Monday, January 17, 2011

Cracking the Disinformation Apparatus

One of the frustrating dimensions of the health care debate was the perception that opposition to health reform was mostly a product of media manipulation. Bill Clinton had campaigned on health reform in 1992 but was stymied as the bill moved through the legislative process because a wave of attack ads made the legislation impossible. By the time the insurance companies got done with their campaign, Harry and Louise were better known than Bill and Hillary

Health care reform was an even bigger part of Obama's 2008 campaign, but so was the effort of the conservative media apparatus to manipulate popular opinion against health care reform. The villification of Obama as a socialist, fascist, etc., the "death panels" scare, the disinformation about the relationship between reform legislation and the deficit made the legislation so unpopular that a majority of the population wanted to see health reform repealed even before the legislation was fully implemented.

But the 2010 election is over and the conservative disinformation apparatus is no longer united.

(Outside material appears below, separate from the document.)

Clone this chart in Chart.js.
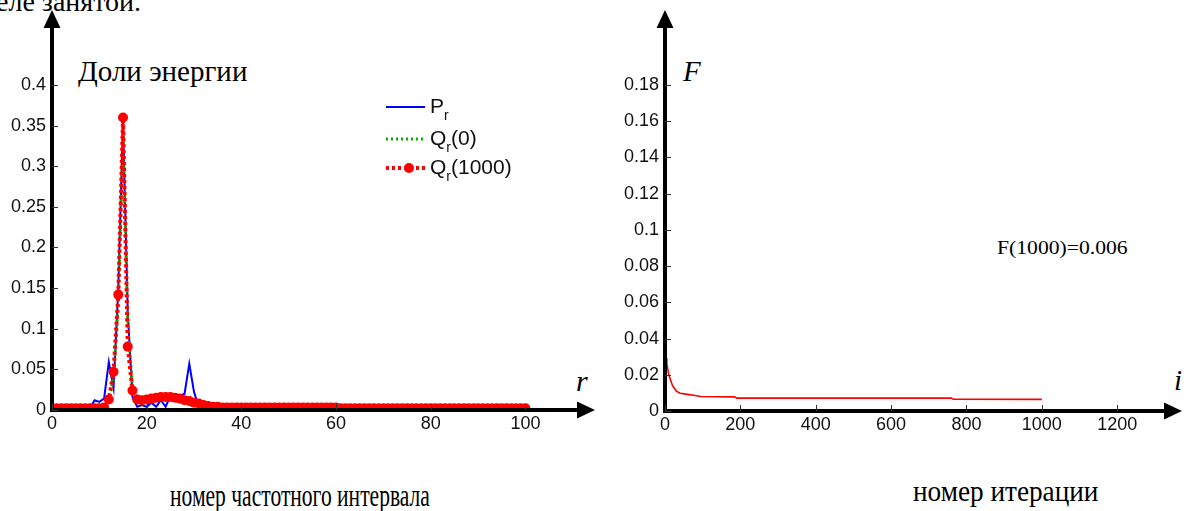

As a result, opposition to health care reform is beginning to diminish. According to an AP/GfK poll, about 41% of the population supports health care reform while 40% oppose. Of that 40%, a certain percentage would have opposed the Obama legislation because they don't think it went far enough. I wish the Obama administration and Congressional Democrats had gotten the public option myself.

Moreover, support for repealing the legislation has dropped significantly.

As for repeal, only about one in four say they want to do away with the law completely. Among Republicans support for repeal has dropped sharply, from 61 percent after the elections to 49 percent now.
The movement to repeal health reform was a kind of speculative media bubble. Once the forces that created the bubble were no longer synchronized, support for repeal pretty much dissolved.

What were the forces that created the anti-reform bubble? There were several. In my opinion, the root of the anti-reform bubble was the wave of white conservative revulsion over electing a black Democrat for president. Conservatives might have revolted over any Democrat, but the fact that Obama is black and so much of conservatism is invested in feeding racial animosities made the election of Obama particularly revolting to the right.

Republican politicians, lobbying groups, and the conservative media apparatus fed the beast of Obama villification in various ways. Republican consultants and lobbying groups bankrolled the Tea Party movement, Obama was regularly villified as a socialist, fascist, and Nazi in the conservative media, Republican politicians sought to undercut any attempt by Obama to act presidential (i.e., the controversy over Obama's address to school children).

And it worked.

Republicans scored a big win in the 2010 mid-term elections.

But once the Republicans got control of the House, the forces that created the anti-health bubble began to dissolve. The Republican leadership began to compromise with the Democrats on tax cuts for the wealthy and moderate Republicans pealed off to support the repeal of Don't Ask/Don't Tell and funding for 9-11 first responders. Once Mitch McConnell, John Boehner and other Republicans split off somewhat from Jim DeMint and the Tea Party activists, the conservative media began to split as well. Instead of continuing the non-stop villification of Obama and the Democrats, Fox and other right-wing sources have had to slow down and parse out the compromises.

And that took the wind out of the conservative apparatus.